[WHAT YOU SHOULD DO]
Write the data below out exactly as it stands. Do not include the pictures.

[DATA LINES]
# # # #

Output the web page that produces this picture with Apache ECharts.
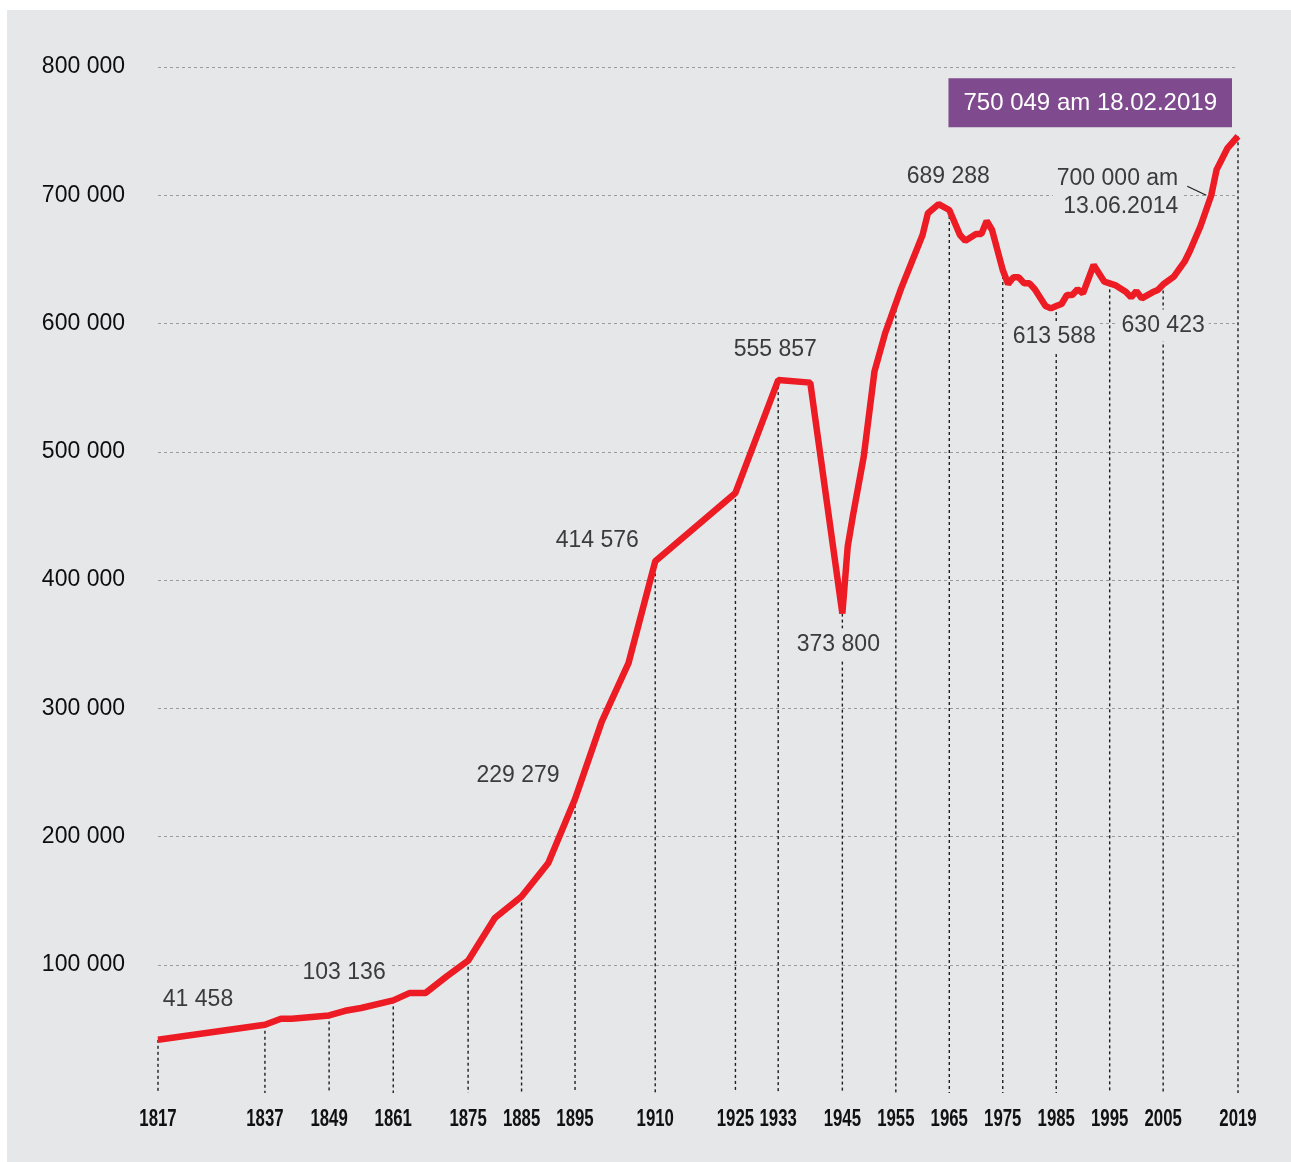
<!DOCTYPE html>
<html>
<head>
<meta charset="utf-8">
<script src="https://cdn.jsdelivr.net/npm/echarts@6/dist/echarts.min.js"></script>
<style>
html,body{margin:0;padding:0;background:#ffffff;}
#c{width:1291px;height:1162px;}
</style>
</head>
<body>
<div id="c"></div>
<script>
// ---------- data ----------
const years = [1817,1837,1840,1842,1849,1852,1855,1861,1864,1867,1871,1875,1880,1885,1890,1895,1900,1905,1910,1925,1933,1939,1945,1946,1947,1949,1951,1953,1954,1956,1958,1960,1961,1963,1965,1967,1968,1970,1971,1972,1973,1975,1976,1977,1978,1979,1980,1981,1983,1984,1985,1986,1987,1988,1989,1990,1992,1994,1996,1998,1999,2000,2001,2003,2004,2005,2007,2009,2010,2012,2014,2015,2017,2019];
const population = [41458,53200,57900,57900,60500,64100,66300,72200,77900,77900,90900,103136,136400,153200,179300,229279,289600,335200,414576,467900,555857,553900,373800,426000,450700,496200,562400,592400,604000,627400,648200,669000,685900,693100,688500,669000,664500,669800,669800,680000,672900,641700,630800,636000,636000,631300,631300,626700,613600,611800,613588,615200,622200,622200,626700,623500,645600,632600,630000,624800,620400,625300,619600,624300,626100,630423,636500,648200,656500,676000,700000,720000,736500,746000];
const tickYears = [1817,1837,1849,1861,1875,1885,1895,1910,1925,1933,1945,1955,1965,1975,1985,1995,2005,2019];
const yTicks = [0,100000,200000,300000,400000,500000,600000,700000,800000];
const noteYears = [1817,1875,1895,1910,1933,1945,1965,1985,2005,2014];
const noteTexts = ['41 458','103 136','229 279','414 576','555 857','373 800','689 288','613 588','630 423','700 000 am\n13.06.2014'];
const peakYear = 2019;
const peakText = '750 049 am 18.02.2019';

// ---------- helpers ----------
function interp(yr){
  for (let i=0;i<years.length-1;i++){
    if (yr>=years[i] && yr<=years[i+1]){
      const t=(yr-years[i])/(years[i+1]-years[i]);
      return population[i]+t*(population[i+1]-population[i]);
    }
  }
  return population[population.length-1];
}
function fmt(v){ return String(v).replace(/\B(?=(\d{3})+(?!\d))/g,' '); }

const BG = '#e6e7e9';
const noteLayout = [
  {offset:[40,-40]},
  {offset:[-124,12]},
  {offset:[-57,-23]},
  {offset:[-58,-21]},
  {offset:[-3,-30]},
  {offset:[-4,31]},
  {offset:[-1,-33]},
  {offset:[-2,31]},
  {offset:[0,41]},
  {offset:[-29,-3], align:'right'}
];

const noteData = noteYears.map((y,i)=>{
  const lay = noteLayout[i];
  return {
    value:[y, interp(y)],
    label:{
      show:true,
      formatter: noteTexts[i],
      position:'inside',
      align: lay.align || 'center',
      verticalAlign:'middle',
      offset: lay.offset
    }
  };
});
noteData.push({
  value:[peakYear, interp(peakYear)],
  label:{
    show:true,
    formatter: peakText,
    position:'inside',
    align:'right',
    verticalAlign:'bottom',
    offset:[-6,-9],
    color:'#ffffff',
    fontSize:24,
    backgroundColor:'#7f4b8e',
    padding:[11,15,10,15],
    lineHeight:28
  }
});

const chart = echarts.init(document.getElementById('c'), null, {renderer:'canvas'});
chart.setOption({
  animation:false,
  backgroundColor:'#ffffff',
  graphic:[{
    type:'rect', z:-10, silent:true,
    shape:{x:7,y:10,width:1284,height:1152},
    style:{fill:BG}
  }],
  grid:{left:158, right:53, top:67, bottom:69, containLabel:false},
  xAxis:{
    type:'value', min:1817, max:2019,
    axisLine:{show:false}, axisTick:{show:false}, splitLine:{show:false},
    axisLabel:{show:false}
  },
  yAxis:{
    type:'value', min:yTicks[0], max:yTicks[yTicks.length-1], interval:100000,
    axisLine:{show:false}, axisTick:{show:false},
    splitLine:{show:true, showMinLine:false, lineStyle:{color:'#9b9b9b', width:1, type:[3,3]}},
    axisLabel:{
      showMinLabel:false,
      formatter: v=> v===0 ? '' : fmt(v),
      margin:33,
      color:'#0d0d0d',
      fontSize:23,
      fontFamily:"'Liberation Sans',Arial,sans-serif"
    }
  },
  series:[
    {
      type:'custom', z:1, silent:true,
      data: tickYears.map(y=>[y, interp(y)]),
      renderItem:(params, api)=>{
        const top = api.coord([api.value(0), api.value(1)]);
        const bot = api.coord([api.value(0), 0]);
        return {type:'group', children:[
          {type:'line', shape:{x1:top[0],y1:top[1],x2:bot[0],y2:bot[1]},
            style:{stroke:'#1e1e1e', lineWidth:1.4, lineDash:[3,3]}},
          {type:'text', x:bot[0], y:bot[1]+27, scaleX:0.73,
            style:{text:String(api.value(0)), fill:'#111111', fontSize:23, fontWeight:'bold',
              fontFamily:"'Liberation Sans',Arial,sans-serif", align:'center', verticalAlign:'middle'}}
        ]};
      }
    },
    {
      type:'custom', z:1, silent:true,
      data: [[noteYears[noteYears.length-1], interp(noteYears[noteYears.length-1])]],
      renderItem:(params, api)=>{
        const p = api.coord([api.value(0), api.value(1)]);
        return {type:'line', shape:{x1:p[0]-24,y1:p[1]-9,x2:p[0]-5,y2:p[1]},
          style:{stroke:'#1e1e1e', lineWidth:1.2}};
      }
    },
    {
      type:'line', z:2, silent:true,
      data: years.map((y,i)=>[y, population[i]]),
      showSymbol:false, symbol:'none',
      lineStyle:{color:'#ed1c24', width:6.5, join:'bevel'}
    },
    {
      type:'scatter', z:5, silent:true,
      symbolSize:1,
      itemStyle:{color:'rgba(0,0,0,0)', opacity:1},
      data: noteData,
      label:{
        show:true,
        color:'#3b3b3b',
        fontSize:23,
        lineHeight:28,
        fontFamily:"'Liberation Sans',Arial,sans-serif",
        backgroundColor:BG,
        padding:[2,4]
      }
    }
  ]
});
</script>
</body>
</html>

# # # #

[FULL RESPONSE]
Output the web page that produces this picture with Apache ECharts.
<!DOCTYPE html>
<html>
<head>
<meta charset="utf-8">
<script src="https://cdn.jsdelivr.net/npm/echarts@6/dist/echarts.min.js"></script>
<style>
html,body{margin:0;padding:0;background:#ffffff;}
#c{width:1291px;height:1162px;}
</style>
</head>
<body>
<div id="c"></div>
<script>
// ---------- data ----------
const years = [1817,1837,1840,1842,1849,1852,1855,1861,1864,1867,1871,1875,1880,1885,1890,1895,1900,1905,1910,1925,1933,1939,1945,1946,1947,1949,1951,1953,1954,1956,1958,1960,1961,1963,1965,1967,1968,1970,1971,1972,1973,1975,1976,1977,1978,1979,1980,1981,1983,1984,1985,1986,1987,1988,1989,1990,1992,1994,1996,1998,1999,2000,2001,2003,2004,2005,2007,2009,2010,2012,2014,2015,2017,2019];
const population = [41458,53200,57900,57900,60500,64100,66300,72200,77900,77900,90900,103136,136400,153200,179300,229279,289600,335200,414576,467900,555857,553900,373800,426000,450700,496200,562400,592400,604000,627400,648200,669000,685900,693100,688500,669000,664500,669800,669800,680000,672900,641700,630800,636000,636000,631300,631300,626700,613600,611800,613588,615200,622200,622200,626700,623500,645600,632600,630000,624800,620400,625300,619600,624300,626100,630423,636500,648200,656500,676000,700000,720000,736500,746000];
const tickYears = [1817,1837,1849,1861,1875,1885,1895,1910,1925,1933,1945,1955,1965,1975,1985,1995,2005,2019];
const yTicks = [0,100000,200000,300000,400000,500000,600000,700000,800000];
const noteYears = [1817,1875,1895,1910,1933,1945,1965,1985,2005,2014];
const noteTexts = ['41 458','103 136','229 279','414 576','555 857','373 800','689 288','613 588','630 423','700 000 am\n13.06.2014'];
const peakYear = 2019;
const peakText = '750 049 am 18.02.2019';

// ---------- helpers ----------
function interp(yr){
  for (let i=0;i<years.length-1;i++){
    if (yr>=years[i] && yr<=years[i+1]){
      const t=(yr-years[i])/(years[i+1]-years[i]);
      return population[i]+t*(population[i+1]-population[i]);
    }
  }
  return population[population.length-1];
}
function fmt(v){ return String(v).replace(/\B(?=(\d{3})+(?!\d))/g,' '); }

const BG = '#e6e7e9';
const noteLayout = [
  {offset:[40,-40]},
  {offset:[-124,12]},
  {offset:[-57,-23]},
  {offset:[-58,-21]},
  {offset:[-3,-30]},
  {offset:[-4,31]},
  {offset:[-1,-33]},
  {offset:[-2,31]},
  {offset:[0,41]},
  {offset:[-29,-3], align:'right'}
];

const noteData = noteYears.map((y,i)=>{
  const lay = noteLayout[i];
  return {
    value:[y, interp(y)],
    label:{
      show:true,
      formatter: noteTexts[i],
      position:'inside',
      align: lay.align || 'center',
      verticalAlign:'middle',
      offset: lay.offset
    }
  };
});
noteData.push({
  value:[peakYear, interp(peakYear)],
  label:{
    show:true,
    formatter: peakText,
    position:'inside',
    align:'right',
    verticalAlign:'bottom',
    offset:[-6,-9],
    color:'#ffffff',
    fontSize:24,
    backgroundColor:'#7f4b8e',
    padding:[11,15,10,15],
    lineHeight:28
  }
});

const chart = echarts.init(document.getElementById('c'), null, {renderer:'canvas'});
chart.setOption({
  animation:false,
  backgroundColor:'#ffffff',
  graphic:[{
    type:'rect', z:-10, silent:true,
    shape:{x:7,y:10,width:1284,height:1152},
    style:{fill:BG}
  }],
  grid:{left:158, right:53, top:67, bottom:69, containLabel:false},
  xAxis:{
    type:'value', min:1817, max:2019,
    axisLine:{show:false}, axisTick:{show:false}, splitLine:{show:false},
    axisLabel:{show:false}
  },
  yAxis:{
    type:'value', min:yTicks[0], max:yTicks[yTicks.length-1], interval:100000,
    axisLine:{show:false}, axisTick:{show:false},
    splitLine:{show:true, showMinLine:false, lineStyle:{color:'#9b9b9b', width:1, type:[3,3]}},
    axisLabel:{
      showMinLabel:false,
      formatter: v=> v===0 ? '' : fmt(v),
      margin:33,
      color:'#0d0d0d',
      fontSize:23,
      fontFamily:"'Liberation Sans',Arial,sans-serif"
    }
  },
  series:[
    {
      type:'custom', z:1, silent:true,
      data: tickYears.map(y=>[y, interp(y)]),
      renderItem:(params, api)=>{
        const top = api.coord([api.value(0), api.value(1)]);
        const bot = api.coord([api.value(0), 0]);
        return {type:'group', children:[
          {type:'line', shape:{x1:top[0],y1:top[1],x2:bot[0],y2:bot[1]},
            style:{stroke:'#1e1e1e', lineWidth:1.4, lineDash:[3,3]}},
          {type:'text', x:bot[0], y:bot[1]+27, scaleX:0.73,
            style:{text:String(api.value(0)), fill:'#111111', fontSize:23, fontWeight:'bold',
              fontFamily:"'Liberation Sans',Arial,sans-serif", align:'center', verticalAlign:'middle'}}
        ]};
      }
    },
    {
      type:'custom', z:1, silent:true,
      data: [[noteYears[noteYears.length-1], interp(noteYears[noteYears.length-1])]],
      renderItem:(params, api)=>{
        const p = api.coord([api.value(0), api.value(1)]);
        return {type:'line', shape:{x1:p[0]-24,y1:p[1]-9,x2:p[0]-5,y2:p[1]},
          style:{stroke:'#1e1e1e', lineWidth:1.2}};
      }
    },
    {
      type:'line', z:2, silent:true,
      data: years.map((y,i)=>[y, population[i]]),
      showSymbol:false, symbol:'none',
      lineStyle:{color:'#ed1c24', width:6.5, join:'bevel'}
    },
    {
      type:'scatter', z:5, silent:true,
      symbolSize:1,
      itemStyle:{color:'rgba(0,0,0,0)', opacity:1},
      data: noteData,
      label:{
        show:true,
        color:'#3b3b3b',
        fontSize:23,
        lineHeight:28,
        fontFamily:"'Liberation Sans',Arial,sans-serif",
        backgroundColor:BG,
        padding:[2,4]
      }
    }
  ]
});
</script>
</body>
</html>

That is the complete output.